RECORDED INFORMATION:

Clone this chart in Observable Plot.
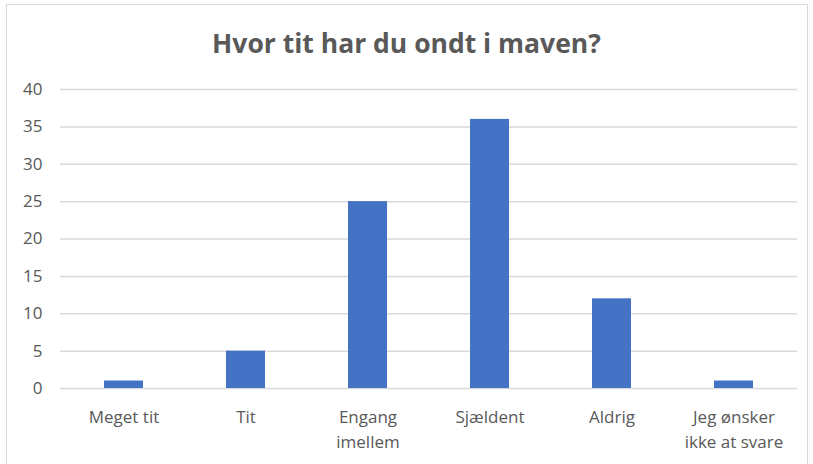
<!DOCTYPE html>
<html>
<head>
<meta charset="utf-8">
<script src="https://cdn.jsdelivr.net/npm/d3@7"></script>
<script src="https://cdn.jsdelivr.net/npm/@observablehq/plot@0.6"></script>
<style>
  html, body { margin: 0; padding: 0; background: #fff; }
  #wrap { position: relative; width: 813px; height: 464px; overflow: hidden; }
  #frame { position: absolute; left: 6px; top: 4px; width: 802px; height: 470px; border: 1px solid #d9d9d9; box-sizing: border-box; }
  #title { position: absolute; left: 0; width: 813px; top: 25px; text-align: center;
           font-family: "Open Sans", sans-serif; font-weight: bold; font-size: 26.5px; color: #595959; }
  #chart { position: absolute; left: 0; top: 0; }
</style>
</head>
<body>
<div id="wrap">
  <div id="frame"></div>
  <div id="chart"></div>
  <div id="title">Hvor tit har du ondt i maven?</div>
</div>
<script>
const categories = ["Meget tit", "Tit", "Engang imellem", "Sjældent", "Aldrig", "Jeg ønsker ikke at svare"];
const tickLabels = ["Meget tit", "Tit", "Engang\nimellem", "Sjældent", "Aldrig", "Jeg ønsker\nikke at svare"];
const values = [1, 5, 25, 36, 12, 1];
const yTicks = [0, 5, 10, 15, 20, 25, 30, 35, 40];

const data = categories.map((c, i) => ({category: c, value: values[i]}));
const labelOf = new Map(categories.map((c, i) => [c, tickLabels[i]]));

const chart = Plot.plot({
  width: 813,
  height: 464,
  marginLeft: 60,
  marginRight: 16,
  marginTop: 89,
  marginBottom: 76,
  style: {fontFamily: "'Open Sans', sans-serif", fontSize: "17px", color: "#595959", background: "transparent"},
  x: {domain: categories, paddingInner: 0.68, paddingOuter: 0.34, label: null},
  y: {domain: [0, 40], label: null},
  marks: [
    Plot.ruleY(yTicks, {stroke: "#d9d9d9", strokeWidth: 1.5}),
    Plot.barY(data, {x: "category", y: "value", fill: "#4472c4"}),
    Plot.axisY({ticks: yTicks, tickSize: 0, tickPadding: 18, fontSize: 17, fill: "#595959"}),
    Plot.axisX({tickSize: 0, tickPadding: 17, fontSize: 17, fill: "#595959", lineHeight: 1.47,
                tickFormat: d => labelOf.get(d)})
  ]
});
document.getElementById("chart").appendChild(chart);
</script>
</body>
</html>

TASK PROMPT: Using the data above, write out every line exactly, leaving the images behind.

TASK RESPONSE:
Clone this chart in Observable Plot.
<!DOCTYPE html>
<html>
<head>
<meta charset="utf-8">
<script src="https://cdn.jsdelivr.net/npm/d3@7"></script>
<script src="https://cdn.jsdelivr.net/npm/@observablehq/plot@0.6"></script>
<style>
  html, body { margin: 0; padding: 0; background: #fff; }
  #wrap { position: relative; width: 813px; height: 464px; overflow: hidden; }
  #frame { position: absolute; left: 6px; top: 4px; width: 802px; height: 470px; border: 1px solid #d9d9d9; box-sizing: border-box; }
  #title { position: absolute; left: 0; width: 813px; top: 25px; text-align: center;
           font-family: "Open Sans", sans-serif; font-weight: bold; font-size: 26.5px; color: #595959; }
  #chart { position: absolute; left: 0; top: 0; }
</style>
</head>
<body>
<div id="wrap">
  <div id="frame"></div>
  <div id="chart"></div>
  <div id="title">Hvor tit har du ondt i maven?</div>
</div>
<script>
const categories = ["Meget tit", "Tit", "Engang imellem", "Sjældent", "Aldrig", "Jeg ønsker ikke at svare"];
const tickLabels = ["Meget tit", "Tit", "Engang\nimellem", "Sjældent", "Aldrig", "Jeg ønsker\nikke at svare"];
const values = [1, 5, 25, 36, 12, 1];
const yTicks = [0, 5, 10, 15, 20, 25, 30, 35, 40];

const data = categories.map((c, i) => ({category: c, value: values[i]}));
const labelOf = new Map(categories.map((c, i) => [c, tickLabels[i]]));

const chart = Plot.plot({
  width: 813,
  height: 464,
  marginLeft: 60,
  marginRight: 16,
  marginTop: 89,
  marginBottom: 76,
  style: {fontFamily: "'Open Sans', sans-serif", fontSize: "17px", color: "#595959", background: "transparent"},
  x: {domain: categories, paddingInner: 0.68, paddingOuter: 0.34, label: null},
  y: {domain: [0, 40], label: null},
  marks: [
    Plot.ruleY(yTicks, {stroke: "#d9d9d9", strokeWidth: 1.5}),
    Plot.barY(data, {x: "category", y: "value", fill: "#4472c4"}),
    Plot.axisY({ticks: yTicks, tickSize: 0, tickPadding: 18, fontSize: 17, fill: "#595959"}),
    Plot.axisX({tickSize: 0, tickPadding: 17, fontSize: 17, fill: "#595959", lineHeight: 1.47,
                tickFormat: d => labelOf.get(d)})
  ]
});
document.getElementById("chart").appendChild(chart);
</script>
</body>
</html>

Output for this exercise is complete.